Flexible cloud-based infrastructure and its commodity pricing will progressively see ISC SCADA systems succumb to the allure of these platforms but what’s really driving critical infrastructure providers to adopt the cloud and seek ways they can use modern cyber security controls to remain secure?
The primary value proposition driving any transition is the reduction of cost, in this case specifically technology costs, coupled with increased agility. Critical infrastructure companies are late to the party, with operational technology systems always having been considered different to their corporate IT cousins, in terms of security needs. Critical infrastructure organisations are finding themselves with an ROI that favours cloud services adoption, with its open standards, common signalling protocols, web application interfaces and 4G accessible mobile applications. Business functions will certainly make the first move, and as security and data integrity considerations are addressed the more vulnerable OT functions will follow.
Stability is also a consideration, as cloud service providers have built massive redundancy in their solution architecture and their supporting infrastructure and services. Increasingly as cloud providers seek to further differentiate their offerings through value-added services like platform integrity and security management, SCADA businesses will shift to the cloud to exploit its inherent benefits and build OT resilience, while at the same save themselves money.
Traditionally, legacy technology platforms carried residual levels of unmanaged cyber security risk. As a result, attacks on individual components, which could have a catastrophic impact, were frequently mitigated by the complete isolation of the system. Attackers would invariably need direct physical access to the SCADA device’s interface to launch an attack, and this lowered the overall risk significantly.
A shift to a cloud-based solution means the security once provided by the previous isolation of the system is no longer assured. Now, rather than one local system at risk, a compromised cloud platform could afford the attacker complete control over the entire operational network. As critical infrastructure companies begin to aggregate their ICT and OT systems to improve their digital operating models and customers’ experience the importance of effective public cloud based cyber security becomes an imperative.
This is because at the same time as the risk surface is increasing in size, hackers are leveraging the opportunity to attack the platform, in an effort to compromise their interfaces and potentially gain a foothold in their network as part of a longer-term initiative.
Even the simplest of denial of service attacks on a cloud platform could render a SCADA or ICS system unmanageable. Furthermore, strong identification and authentication should be inherent, since it’s important to guarantee the administrator logging into the web interface is who they say they are. Backup and recovery solutions and associated failover procedures should also be built into the organisation’s work instructions, and if the technology vendor has an option for redundancy built into the cloud platform, it should be deployed.

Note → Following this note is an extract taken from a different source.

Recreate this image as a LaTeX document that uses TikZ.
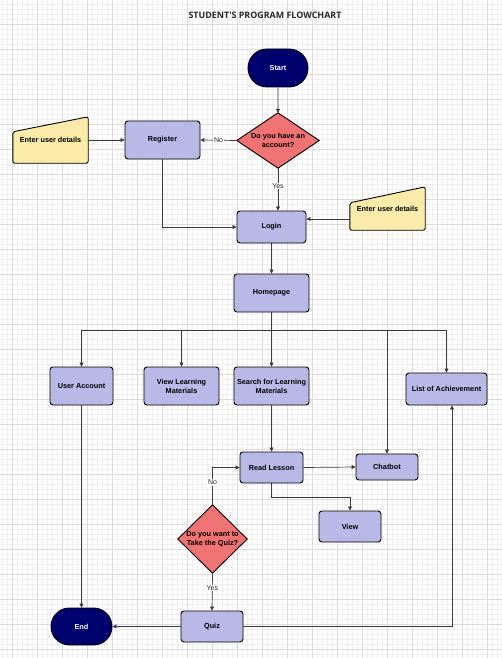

As this platform shift begins to occur organisations will increasingly deploy behavioural anomaly detection (BAD) technologies to monitor application and cloud access and report any suspicious activities. By detecting suspicious or anomalous behaviour, these BAD technologies are ideal for detecting control systems attacks for two reasons: (i) BAD technologies are very good at detecting unusual activity in a highly repetitive OT environment; and (ii) advancement of machine learning and artificial intelligence can quickly correlate and make sense of the millions of security event logs these systems produce.
Security monitoring has always been used by critical infrastructure providers to detect systems failures and configuration changes. The new paradigm of as-a-service computing doesn’t change anything when it comes to the requirements for security event monitoring. What it changes is context. New log sources, such as OT, ICT applications and cloud services, must all be monitored against normal behavioural baselines. Critical infrastructure organisations will need their SOC teams to more completely integrate the activities of their networks and corporate security teams.
The best outcomes are assured by converging OT, ICT and cloud service security management and monitoring, so that one team can effectively handle threat management for their business as they seek to optimise the security of hybrid cloud environments.